Students share HDRFS research highlights at annual meeting

Students share HDRFS research  highlights at annual meeting

The dozens of poster presentations by early career scientists included new work alongside updates to ongoing projects.

By Amanda Heidt

May 2025

Students presented their work during a networking and poster session at the 2025 HDRFS Annual Meeting. (Credit: Mayara Cueto-Diaz)

This year’s HDRFS meeting, held April 6-8 in Reno, Nevada, brought the entire team together for a third time to highlight the progress made towards the program’s goals over the last year. In addition to updates from component leads, attendees heard from invited speakers whose research aligns with the Harnessing the Data Revolution for Fire Science project and visited the main study site, located along Red Rocks Road roughly 45 minutes away from the University of Nevada, Reno (UNR) campus.

On the second afternoon, students affiliated with the HDRFS project walked researchers through their work during a networking and poster session. The nearly two dozen presentations spanned all six HDRFS components and included completely new projects alongside updates to those first shared during the 2024 meeting in Las Vegas.

Several students presented research focused on making emerging technologies more accessible. Deep learning models (DLMs) are increasingly in-demand, for example, but can be costly to train and are not always useful for on-board processing of data collected in the field. Khondker Fariha Hossain, a PhD student in the lab of UNR computer scientist Alireza Tavakkoli, shared work aimed at taking the power of larger, more powerful DLMs and, through a process called distillation, transferring their knowledge to so-called lightweight models. The framework, called Teach-Former, can analyse data from satellite imagery, drone footage, or LiDAR directly on laptops, sensors, or drones with far less computation power.

Another PhD candidate in Tavakkoli’s lab, Gunner Stone, likewise shared a project called LiDAR Toolkit that allows users to create synthetic LiDAR simulations that are more cost-effective for teaching and research. Because the platform isn’t limited by the same constraints as a true LiDAR scanner, it can be configured in novel ways, such as by stacking scanners or by making a point cloud that mirrors an aerial pass over a site to map its vegetation. These scans can in turn be used to train deep learning and natural processing models, bringing down the costs associated with creating them.

“We’re now able to augment the data sets we already have of real tree or shrub scans with these fake scans where we have ground truth data,” Stone says, adding that such strategies are used by many artificial intelligence companies today. “Data can be expensive, and I’ve had a lot of fun recreating features that may previously have been locked behind a proprietary paywall.”

Emily Christensen, graduate student at UNLV, presenting her research poster on “Assessing the Effect of Slope and Aspect on Burn Severity for the Dixie Fire in California”. (Credit: Mayara Cueto-Diaz)

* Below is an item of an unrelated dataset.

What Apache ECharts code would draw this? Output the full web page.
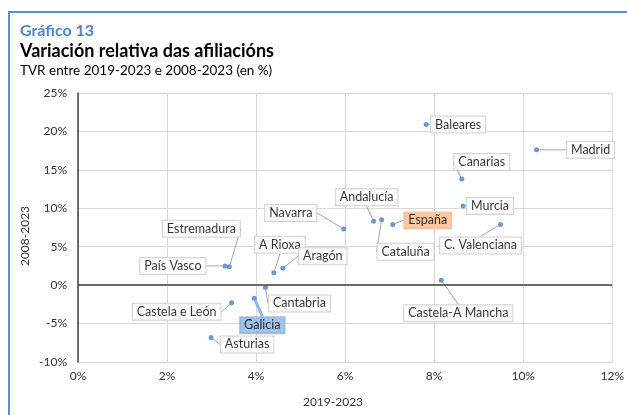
<!DOCTYPE html>
<html>
<head>
<meta charset="utf-8">
<script src="https://cdn.jsdelivr.net/npm/echarts@6/dist/echarts.min.js"></script>
<style>
  html, body { margin: 0; padding: 0; background: #fff; }
  #myChart { width: 627px; height: 415px; }
</style>
</head>
<body>
<div id="myChart"></div>
<script>
// comunidades autónomas
const regions = ["Baleares", "Madrid", "Canarias", "Murcia", "Andalucía", "España", "Cataluña",
  "C. Valenciana", "Castela-A Mancha", "Navarra", "Estremadura", "País Vasco", "A Rioxa",
  "Aragón", "Cantabria", "Castela e León", "Galicia", "Asturias"];
// TVR 2019-2023 (eixo X, %)
const tvr2019 = [7.82, 10.30, 8.62, 8.65, 6.64, 7.07, 6.82, 9.49, 8.16, 5.97, 3.40, 3.30, 4.40,
  4.60, 4.21, 3.45, 3.96, 2.99];
// TVR 2008-2023 (eixo Y, %)
const tvr2008 = [20.9, 17.6, 13.8, 10.3, 8.3, 7.9, 8.5, 7.9, 0.65, 7.3, 2.4, 2.5, 1.6, 2.2,
  -0.3, -2.3, -1.7, -6.8];
const xTicks = { min: 0, max: 12, interval: 2 };
const yTicks = { min: -10, max: 25, interval: 5 };

// desprazamento das etiquetas (px)
const labelDx = [32, 54, 20, 27, -7, 35, 24, -20, 17, -53, -28, -52, 6, 40, 34, -55, 8, 36];
const labelDy = [0, 0, -17, 0, -24, -4, 32, 21, 33, -16, -38, 0, -28, -12, 16, 9, 27, 7];

const textColor = "#333";
const fontFamily = "Lato, 'Open Sans', sans-serif";
const highlight = { "España": "#F9BC8F", "Galicia": "#8DB4E2" };

let myChart = echarts.init(document.getElementById("myChart"));

let points = regions.map(function (name, i) {
  let item = { name: name, value: [tvr2019[i], tvr2008[i]] };
  if (highlight[name]) {
    item.label = { backgroundColor: highlight[name], borderColor: highlight[name] };
  }
  if (name === "Galicia") {
    item.labelLine = { lineStyle: { color: highlight[name], width: 3 } };
  }
  return item;
});

var option = {
  animation: false,
  textStyle: { fontFamily: fontFamily },
  title: [{
    text: "Gráfico 13",
    left: 15, top: 18,
    textStyle: { color: "#4F84C9", fontSize: 16, fontWeight: "bold", fontFamily: fontFamily }
  }, {
    text: "Variación relativa das afiliacións",
    subtext: "TVR entre 2019-2023 e 2008-2023 (en %)",
    left: 15, top: 37, itemGap: 4,
    textStyle: { color: "#000", fontSize: 18, fontWeight: "bold", fontFamily: fontFamily },
    subtextStyle: { color: "#000", fontSize: 13.5, fontFamily: fontFamily }
  }],
  graphic: [{
    type: "polyline",
    shape: { points: [[9, 415], [9, 12], [627, 12]] },
    style: { stroke: "#5B8FD3", lineWidth: 2, fill: null }
  }, {
    type: "text", x: 333, y: 402,
    style: { text: "2019-2023", fill: textColor, font: "12px " + fontFamily, align: "center", verticalAlign: "middle" }
  }, {
    type: "text", x: 25, y: 236, rotation: Math.PI / 2,
    style: { text: "2008-2023", fill: textColor, font: "12px " + fontFamily, align: "center", verticalAlign: "middle" }
  }],
  grid: { left: 78, right: 11, top: 93, bottom: 53 },
  xAxis: {
    type: "value",
    min: xTicks.min, max: xTicks.max, interval: xTicks.interval,
    axisLine: { show: false },
    axisTick: { show: false },
    axisLabel: { formatter: "{value}%", color: textColor, fontSize: 12, margin: 8 },
    splitLine: { lineStyle: { color: "#D9D9D9" } }
  },
  yAxis: {
    type: "value",
    min: yTicks.min, max: yTicks.max, interval: yTicks.interval,
    axisLine: { show: true, onZero: false, lineStyle: { color: "#404040", width: 1.5 } },
    axisTick: { show: false },
    axisLabel: { formatter: "{value}%", color: textColor, fontSize: 12, margin: 11 },
    splitLine: { lineStyle: { color: "#D9D9D9" } }
  },
  series: [{
    type: "scatter",
    data: points,
    symbolSize: 5,
    itemStyle: { color: "#4A7EC7" },
    label: {
      show: true,
      position: "inside",
      formatter: "{b}",
      color: "#000",
      fontSize: 12.5,
      fontFamily: fontFamily,
      backgroundColor: "#fff",
      borderColor: "#C8C8C8",
      borderWidth: 1,
      padding: [2, 4, 1, 4]
    },
    labelLine: { show: true, lineStyle: { color: "#A6A6A6", width: 1 } },
    labelLayout: function (params) {
      return { dx: labelDx[params.dataIndex], dy: labelDy[params.dataIndex] };
    },
    markLine: {
      silent: true,
      symbol: "none",
      label: { show: false },
      lineStyle: { color: "#404040", width: 1.5, type: "solid" },
      data: [{ yAxis: 0 }]
    }
  }]
};

myChart.setOption(option);
</script>
</body>
</html>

Other students continued to build out the team’s understanding of the factors that influence burn severity in sagebrush ecosystems, collecting data from fires across California, Nevada, and Colorado. Emily Christensen, a PhD student in the lab of Haroon Sahotra, a hydrologist at the University of Nevada, Las Vegas, presented work from the 2021 Dixie Fire, the largest and most destructive fire in California that year. She found that increasing slope leads to more severe fires, likely because of the role that slope plays in driving wind, while aspect did not seem to influence severity to the same degree. Across the aisle, work by other students in Sahotra’s group linked burn severity to plant ecosystem recovery—all research that will be probed in more depth at the field site along Red Rock Road in the coming year.

“These wildfires can be so large and unpredictable, so it will be so helpful to test some of these hypotheses in a more controlled setting at the site,” Christensen says. “We’re already collecting pre-burn data out there, so we’re set up really well for what’s to come.”

Lastly, students associated with the Education and Workforce Development (E-WFD) component shared updates on the group’s efforts to expand HDRFS findings into new spaces.

Grace Frazee, undergraduate student at UNR, presenting her poster “Growth of NevadaTeach Pre-Service Teachers”. (Credit: Mayara Cueto-Diaz)

Grace Frazee, an undergraduate at UNR, has spent the last several months interning through a partnership between HDRFS and the university’s teaching program, NevadaTeach. In her poster presentation, Frazee described her experiences traveling to six schools across Washoe County to teach middle and high school students the basics of fire science. The learning modules, developed in collaboration with scientists at the Desert Research Institute, touch on topics like soil science, fire ecology, biodiversity, and invasive species management, often using games and other interactive elements to introduce students to complex topics.

The program, Frazee says, has not only brought HDRFS research to younger audiences—hopefully inspiring future fire scientists—but helped her cultivate confidence as well, such that she now hopes to one day teach mathematics.

“At first I wasn’t sure if I was even going to be able to teach, just because I’ve always been really quiet,” she says. “But after doing the internship, it’s clear that I can, and even the challenging classes have started to feel like something I’m capable of doing. This internship has really changed things for me.”